Sewing for my daughter was so much fun when she was little. I’d mix colors and patterns, add on some appliques and she’d have a one-of-a-kind dress or shirt she was proud to wear. “My mama made it!” was a good thing.
But now she’s 13 and things are…. different.
Mostly she just wants clothes from the mall, just like all the other kids her age. But every now and then I get a request for a mama made garment. I made a bathing suit for her last summer, and then this fall I made the dress she wore to the Holly Ball.
What I’ve learned from the few projects she allows me to make for her is that sewing for teens is very different than sewing for little girls. It’s taken some hits and misses, some successes and some sewing fails, but now I think I’ve got a handle on sewing for teen girls.
So if you’re moving in to the realm of teenhood in your house, here are my best tips for sewing for a teen girl:
Take measurements and take them often. Just because you got your teen’s measurements last month doesn’t mean they’re still accurate. Their bodies change quickly, especially the younger teens, so before you start make sure you’re working with an accurate set of measurements.
Minimize fitting sessions. Obviously you’ll need at least one fitting session while sewing the garment, but keep them as brief and painless as possible. My daughter HATES a fitting session. It makes her feel awkward to wear a half-finished garment that may or may not fit. I’ve learned to be efficient during a quick fitting session. Also make sure any language about fit is 100% body positive.
Listen to what she wants. Let your teen be the designer. You are the production department. My teen will dismiss or actively dislike just about anything I suggest, just because I was the one who suggested it. Mama is just not cool any more. So I let her tell me what she wants, and unless her wishes are inappropriate or unworkable I’ll keep my opinions to myself. And when you can bring their designs to fruition, you’ll get rock star mom points. But….
Don’t expect visible gratitude. Every time my daughter approaches me with a sewing request, I get this fantasy in my head where I will produce the wished-for item and she’ll look at me with hearts in her eyes and tell me I’m the BEST. Yeah…. That’s probably not going to happen. But that doesn’t mean they don’t deep down appreciate what you’ve done for them. When I showed my daughter the finished Holly Ball dress, her reaction was just a short nod of approval before going back to her phone conversation. BUT… a few days later, when we were on our way to the event, she tells me, “It’s so nice to have a dress that fits and is comfortable!” That was her 13-year-old version of hearts in the eyes gratitude, and I will gladly take it.

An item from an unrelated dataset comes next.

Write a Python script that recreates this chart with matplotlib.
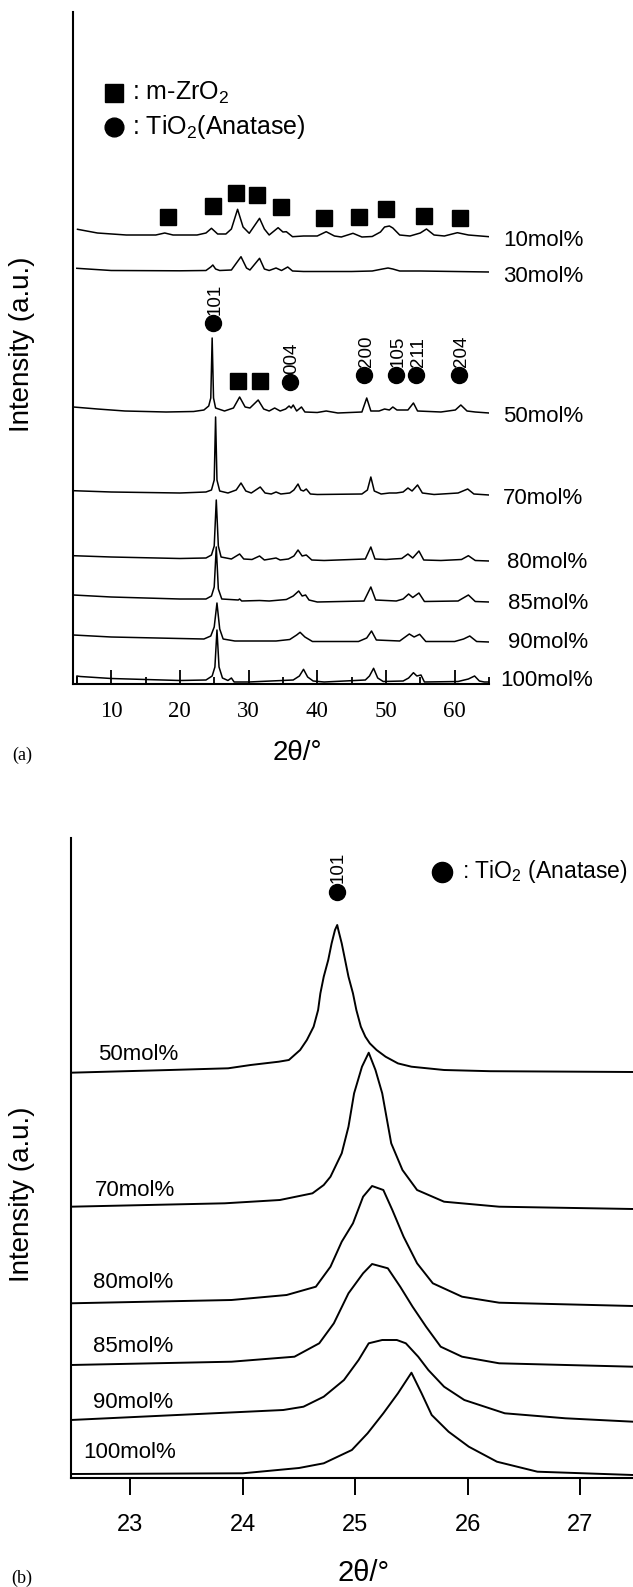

Go the extra mile. Take the time to make sure your seams match up and they’re finished nicely, as much like ready-to-wear as you can do on your home machine. Splurge on good fabric and quality materials. It will show in your final product. When I was making the Holly Ball dress for my daughter, she was afraid other girls would look down their nose at the dress I made. So instead of buying a cheap polyester taffeta from the chain fabric store, I ordered a silk taffeta from Mood. Not only was it a nicer fabric but the fact that it came from Mood gave it the cool factor she was looking for.
Custom made not home made. When all the cool clothes come from the mall, it can be embarrassing for your teen to tell their friends their clothes are home made. But that doesn’t mean they should be ashamed of what you’ve made them. It’s just a matter of how you refer to it. “Custom made” has a nicer ring, doesn’t it? “Home made” feels like what you do when you can’t afford the clothes you want, but “custom made” lets everyone know that something was designed and made specifically for them. It also allows them to have free rein in being able to make and design clothes that they love, instead of just buying them because they need new clothes and have no other choice. Who knows, it may even lead to them designing and printing their own shirts with somewhere like this custom t-shirt Houston company in the future, just like my friend has done. And hers look great. When you “custom make” your own clothes, it can open up a variety of different avenues, so it could work out for the best. And if they’re making clothes that they love, then isn’t that what truly matters?
This is what I’ve learned so far sewing for my teen. I’m sure I’ll have more to add as we move through the teen years. Do you have any more tips for sewing for teens?